The International Monetary Fund gave tentative approval to a $5.5 billion lending program for Ukraine, after months of prodding Ukraine’s new president to clean up corruption and straighten out the banking sector, the Wall Street Journal reported. A new lending program for Ukraine would be a signal for investors who have worried about Ukraine’s direction under its new president, a former television actor with scant political experience who was elected in April on an anticorruption platform.
The owners of Fishshack and Ouzos restaurants will sell some of its properties as part of a rescue deal, the Irish Times reported. The chain’s owner, PBR Restaurants, sought High Court protection from its creditors in August after running into financial difficulty. PBR owed €700,000 to suppliers and other unsecured creditors. As part of a rescued deal that the court approved on Monday, the company will sell restaurants in Blackrock and Dalkey in Dublin and focus on the Fishshack business.The plan also involves a new investor providing cash for the chain.

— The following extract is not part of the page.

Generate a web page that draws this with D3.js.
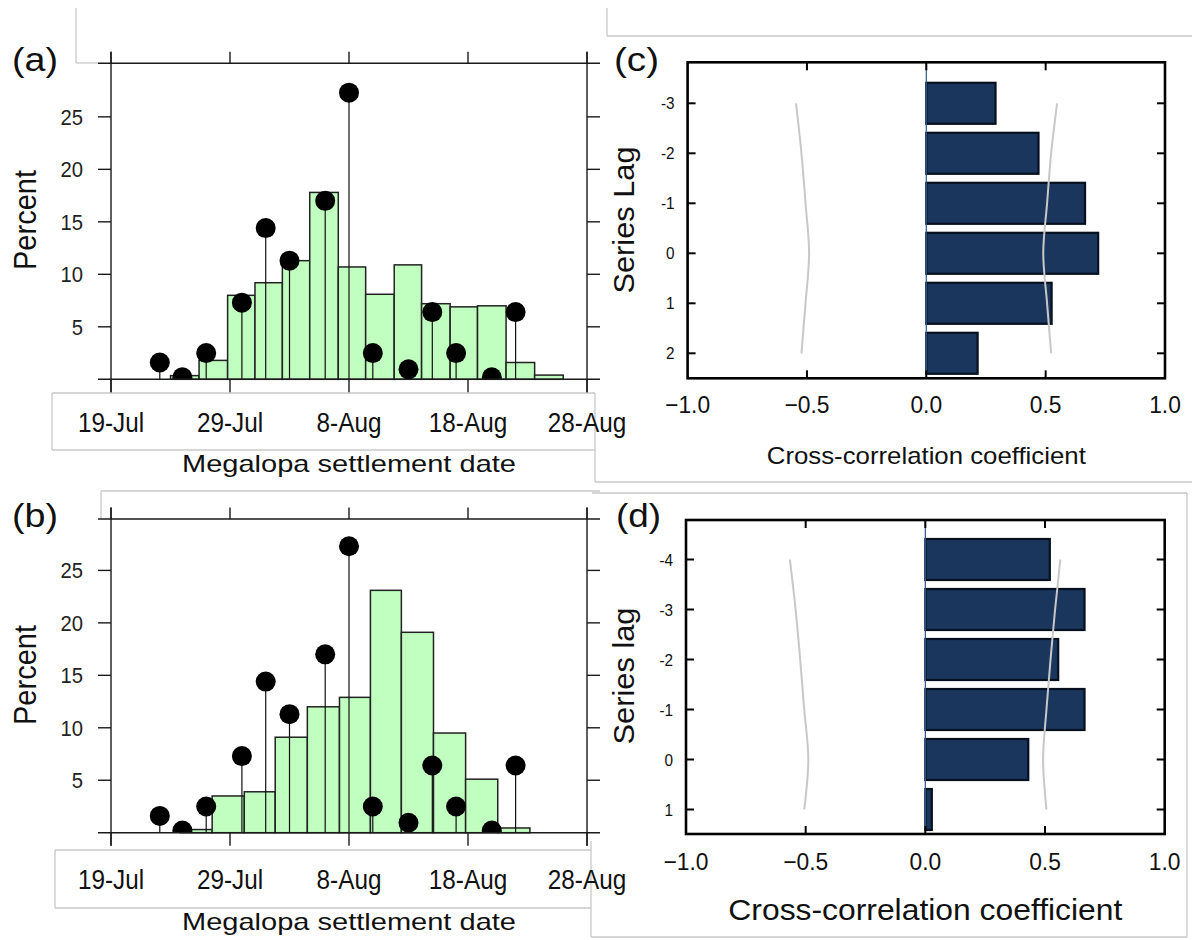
<!DOCTYPE html>
<html>
<head>
<meta charset="utf-8">
<script src="https://d3js.org/d3.v7.min.js"></script>
<style>
  body { margin: 0; background: #fff; }
  text { font-family: "Liberation Sans", Arial, sans-serif; fill: #111; }
  .box { stroke: #c8c8c8; stroke-width: 1.3; fill: none; }
  .spine { stroke: #1a1a1a; stroke-width: 1.4; }
  .bin { fill: #c0ffc0; stroke: #222; stroke-width: 1.5; }
  .stem { stroke: #111; stroke-width: 1.2; }
  .dot { fill: #000; }
  .frame { fill: none; stroke: #000; stroke-width: 2.6; }
  .tick { stroke: #000; stroke-width: 2; }
  .cc { fill: #1b365d; stroke: #06101e; stroke-width: 2.2; }
  .ci { fill: none; stroke: #c8c8c8; stroke-width: 2; }
  .zero { stroke: #2f5688; stroke-width: 1.2; }
</style>
</head>
<body>
<script>
// x in days after 19 Jul
var dayTicks = [0, 10, 20, 30, 40];
var dayLabels = ["19-Jul", "29-Jul", "8-Aug", "18-Aug", "28-Aug"];
var pctTicks = [5, 10, 15, 20, 25];

// settlement (lollipops), same in (a) and (b)
var settleDays = [4.1, 6, 8, 11, 13, 15, 18, 20, 22, 25, 27, 29, 32, 34];
var settlePct = [1.6, 0.2, 2.5, 7.3, 14.4, 11.3, 17.0, 27.3, 2.5, 0.95, 6.4, 2.5, 0.2, 6.4];

// histogram bins: edges in days (n+1), heights in percent (n)
var edgesA = [5.0, 7.4, 9.8, 12.1, 14.4, 16.7, 19.1, 21.4, 23.8, 26.1, 28.5, 30.8, 33.2, 35.6, 38.0];
var histA = [0.35, 1.8, 8.0, 9.2, 11.3, 17.8, 10.7, 8.1, 10.9, 7.2, 6.9, 7.0, 1.6, 0.4];

var edgesB = [5.8, 8.5, 11.2, 13.8, 16.5, 19.2, 21.8, 24.4, 27.1, 29.8, 32.5, 35.2];
var histB = [0.3, 3.5, 3.9, 9.1, 12.0, 12.9, 23.1, 19.1, 9.5, 5.1, 0.45];

// cross-correlations
var corrTicks = [-1, -0.5, 0, 0.5, 1];

var lagsC = [-3, -2, -1, 0, 1, 2];
var corrC = [0.29, 0.47, 0.665, 0.72, 0.525, 0.215];
var ciUpC = [0.548, 0.523, 0.506, 0.49, 0.506, 0.523];
var ciLoC = [-0.546, -0.523, -0.506, -0.491, -0.506, -0.523];

var lagsD = [-4, -3, -2, -1, 0, 1];
var corrD = [0.52, 0.665, 0.555, 0.665, 0.43, 0.027];
var ciUpD = [0.564, 0.542, 0.523, 0.506, 0.492, 0.506];
var ciLoD = [-0.566, -0.542, -0.523, -0.506, -0.489, -0.506];

var svg = d3.select("body").append("svg")
    .attr("width", 1192)
    .attr("height", 940);

// the source figure's fonts are squeezed sideways a bit
function squeeze(sel, k) {
  sel.each(function() {
    var w = this.getComputedTextLength();
    d3.select(this).attr("textLength", w * k).attr("lengthAdjust", "spacingAndGlyphs");
  });
}

// leftover text-box borders from the composed figure
var boxSegs = [
  [76, 8, 76, 63], [76, 63, 98, 63],
  [607, 8, 607, 36], [607, 36, 1192, 36],
  [52, 393, 595, 393], [52, 393, 52, 450], [52, 450, 595, 450], [595, 393, 595, 482],
  [595, 482, 1192, 482],
  [101, 491, 600, 491], [101, 491, 101, 518],
  [592, 493, 1187, 493], [1187, 493, 1187, 937], [591, 937, 1187, 937],
  [55, 850, 591, 850], [55, 850, 55, 908], [55, 908, 591, 908], [591, 841, 591, 937]
];
svg.selectAll("line.box").data(boxSegs).join("line")
    .attr("class", "box")
    .attr("x1", function(d) { return d[0]; })
    .attr("y1", function(d) { return d[1]; })
    .attr("x2", function(d) { return d[2]; })
    .attr("y2", function(d) { return d[3]; });

function hist(o) {
  var x = d3.scaleLinear().domain([0, 40]).range([111, 587]);
  var y = d3.scaleLinear().domain([0, o.top]).range([o.y1, o.y0]);
  var g = svg.append("g");

  g.append("clipPath").attr("id", "clip" + o.tag)
    .append("rect")
    .attr("x", x(0)).attr("y", y(o.top))
    .attr("width", x(40) - x(0)).attr("height", y(0) - y(o.top));

  g.selectAll("rect.bin").data(o.h).join("rect")
      .attr("class", "bin")
      .attr("x", function(d, i) { return x(o.edges[i]); })
      .attr("width", function(d, i) { return x(o.edges[i + 1]) - x(o.edges[i]); })
      .attr("y", function(d) { return y(d); })
      .attr("height", function(d) { return y(0) - y(d); });

  g.selectAll("line.stem").data(settleDays).join("line")
      .attr("class", "stem")
      .attr("x1", function(d) { return x(d); })
      .attr("x2", function(d) { return x(d); })
      .attr("y1", y(0))
      .attr("y2", function(d, i) { return y(settlePct[i]); });

  g.append("g").attr("clip-path", "url(#clip" + o.tag + ")")
    .selectAll("circle").data(settleDays).join("circle")
      .attr("class", "dot")
      .attr("cx", function(d) { return x(d); })
      .attr("cy", function(d, i) { return y(settlePct[i]); })
      .attr("r", 10);

  // crossing spines
  var xl = x(0), xr = x(40), yt = y(o.top), yb = y(0);
  [yt, yb].forEach(function(v) {
    g.append("line").attr("class", "spine")
      .attr("x1", xl - 13).attr("x2", xr + 13).attr("y1", v).attr("y2", v);
  });
  [xl, xr].forEach(function(v) {
    g.append("line").attr("class", "spine")
      .attr("x1", v).attr("x2", v).attr("y1", yt - 11.5).attr("y2", yb + 13);
  });
  g.selectAll("line.tl").data(pctTicks).join("line")
      .attr("class", "spine tl")
      .attr("x1", xl - 13).attr("x2", xl)
      .attr("y1", function(d) { return y(d); }).attr("y2", function(d) { return y(d); });
  g.selectAll("line.tr").data(pctTicks).join("line")
      .attr("class", "spine tr")
      .attr("x1", xr).attr("x2", xr + 13)
      .attr("y1", function(d) { return y(d); }).attr("y2", function(d) { return y(d); });
  g.selectAll("line.tt").data(dayTicks).join("line")
      .attr("class", "spine tt")
      .attr("x1", function(d) { return x(d); }).attr("x2", function(d) { return x(d); })
      .attr("y1", yt - 11.5).attr("y2", yt);
  g.selectAll("line.tb").data(dayTicks).join("line")
      .attr("class", "spine tb")
      .attr("x1", function(d) { return x(d); }).attr("x2", function(d) { return x(d); })
      .attr("y1", yb).attr("y2", yb + 13);

  g.selectAll("text.yl").data(pctTicks).join("text")
      .attr("class", "yl")
      .attr("x", 83)
      .attr("y", function(d) { return y(d); })
      .attr("dy", "0.36em")
      .attr("text-anchor", "end")
      .style("font-size", "22px")
      .style("fill", "#222")
      .text(function(d) { return d; })
      .call(squeeze, 0.92);

  g.selectAll("text.xl").data(dayTicks).join("text")
      .attr("class", "xl")
      .attr("x", function(d) { return x(d); })
      .attr("y", o.labY)
      .attr("text-anchor", "middle")
      .style("font-size", "27px")
      .text(function(d, i) { return dayLabels[i]; })
      .call(squeeze, 0.9);

  g.append("text")
      .attr("x", 349).attr("y", o.titleY)
      .attr("text-anchor", "middle")
      .attr("textLength", 334).attr("lengthAdjust", "spacingAndGlyphs")
      .style("font-size", "24px")
      .text("Megalopa settlement date");

  g.append("text")
      .attr("transform", "translate(36," + o.pctY + ") rotate(-90)")
      .attr("text-anchor", "middle")
      .attr("textLength", 100).attr("lengthAdjust", "spacingAndGlyphs")
      .style("font-size", "31px")
      .text("Percent");

  g.append("text")
      .attr("x", 12).attr("y", o.letterY)
      .attr("textLength", 46).attr("lengthAdjust", "spacingAndGlyphs")
      .style("font-size", "34px")
      .text(o.letter);
}

function corr(o) {
  var x = d3.scaleLinear().domain([-1, 1]).range([o.x0, o.x1]);
  var y = d3.scaleLinear().domain(o.ydom).range([o.y0, o.y1]);
  var band = 0.82;
  var g = svg.append("g");

  g.selectAll("rect.cc").data(o.r).join("rect")
      .attr("class", "cc")
      .attr("x", x(0))
      .attr("width", function(d) { return x(d) - x(0); })
      .attr("y", function(d, i) { return y(o.lags[i] - band / 2); })
      .attr("height", y(band) - y(0));

  g.append("line").attr("class", "zero")
      .attr("x1", x(0)).attr("x2", x(0))
      .attr("y1", o.y0).attr("y2", o.y1);

  var line = d3.line()
      .x(function(d) { return x(d[1]); })
      .y(function(d) { return y(d[0]); })
      .curve(d3.curveMonotoneY);
  [o.ciUp, o.ciLo].forEach(function(ci) {
    g.append("path").attr("class", "ci")
      .attr("d", line(o.lags.map(function(l, i) { return [l, ci[i]]; })));
  });

  g.append("rect").attr("class", "frame")
      .attr("x", o.x0).attr("y", o.y0)
      .attr("width", o.x1 - o.x0).attr("height", o.y1 - o.y0);

  // inside ticks
  g.selectAll("line.tl").data(o.lags).join("line")
      .attr("class", "tick tl")
      .attr("x1", o.x0).attr("x2", o.x0 + 8)
      .attr("y1", function(d) { return y(d); }).attr("y2", function(d) { return y(d); });
  g.selectAll("line.tr").data(o.lags).join("line")
      .attr("class", "tick tr")
      .attr("x1", o.x1 - 8).attr("x2", o.x1)
      .attr("y1", function(d) { return y(d); }).attr("y2", function(d) { return y(d); });
  var inner = corrTicks.slice(1, -1);
  g.selectAll("line.tt").data(inner).join("line")
      .attr("class", "tick tt")
      .attr("x1", function(d) { return x(d); }).attr("x2", function(d) { return x(d); })
      .attr("y1", o.y0).attr("y2", o.y0 + 8);
  g.selectAll("line.tb").data(inner).join("line")
      .attr("class", "tick tb")
      .attr("x1", function(d) { return x(d); }).attr("x2", function(d) { return x(d); })
      .attr("y1", o.y1 - 8).attr("y2", o.y1);

  g.selectAll("text.yl").data(o.lags).join("text")
      .attr("class", "yl")
      .attr("x", o.x0 - 13)
      .attr("y", function(d) { return y(d); })
      .attr("dy", "0.36em")
      .attr("text-anchor", "end")
      .style("font-size", "17px")
      .text(function(d) { return d; })
      .call(squeeze, 0.9);

  g.selectAll("text.xl").data(corrTicks).join("text")
      .attr("class", "xl")
      .attr("x", function(d) { return x(d); })
      .attr("y", o.labY)
      .attr("text-anchor", "middle")
      .style("font-size", "24px")
      .text(function(d) { return d3.format(".1f")(d); })
      .call(squeeze, 0.95);

  g.append("text")
      .attr("x", x(0)).attr("y", o.titleY)
      .attr("text-anchor", "middle")
      .attr("textLength", o.titleLen).attr("lengthAdjust", "spacingAndGlyphs")
      .style("font-size", o.titleSize + "px")
      .text("Cross-correlation coefficient");

  g.append("text")
      .attr("transform", "translate(634," + o.lagY + ") rotate(-90)")
      .attr("text-anchor", "middle")
      .attr("textLength", o.lagLen).attr("lengthAdjust", "spacingAndGlyphs")
      .style("font-size", "30px")
      .text(o.lagTitle);

  g.append("text")
      .attr("x", o.letterX).attr("y", o.letterY)
      .attr("textLength", 45).attr("lengthAdjust", "spacingAndGlyphs")
      .style("font-size", "34px")
      .text(o.letter);
}

hist({ tag: "a", letter: "(a)", top: 30.1, y0: 63.3, y1: 379.3,
       edges: edgesA, h: histA, labY: 432, titleY: 472, pctY: 220, letterY: 71 });
hist({ tag: "b", letter: "(b)", top: 29.9, y0: 519, y1: 832.7,
       edges: edgesB, h: histB, labY: 889, titleY: 930, pctY: 675, letterY: 527 });

corr({ letter: "(c)", letterX: 614, letterY: 71,
       x0: 687.6, x1: 1165, y0: 62.3, y1: 378.3, ydom: [-3.82, 2.5],
       lags: lagsC, r: corrC, ciUp: ciUpC, ciLo: ciLoC,
       labY: 413, titleY: 464, titleLen: 319, titleSize: 24,
       lagTitle: "Series Lag", lagY: 220, lagLen: 147 });
corr({ letter: "(d)", letterX: 616, letterY: 527,
       x0: 686, x1: 1164.7, y0: 520, y1: 834, ydom: [-4.79, 1.49],
       lags: lagsD, r: corrD, ciUp: ciUpD, ciLo: ciLoD,
       labY: 870, titleY: 920, titleLen: 394, titleSize: 30,
       lagTitle: "Series lag", lagY: 676, lagLen: 137 });
</script>
</body>
</html>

The two-year recession in German industry is showing few signs of ending after orders in the country’s manufacturing sector fell more than expected in October with a further shrinkage expected in November, the Financial Times reported. Provisional figures published on Thursday showed that new manufacturing orders fell by 0.4 per cent in October, compared with the previous month, according to the Federal Statistics Office. Economists polled by Reuters had expected an increase of 0.3 per cent.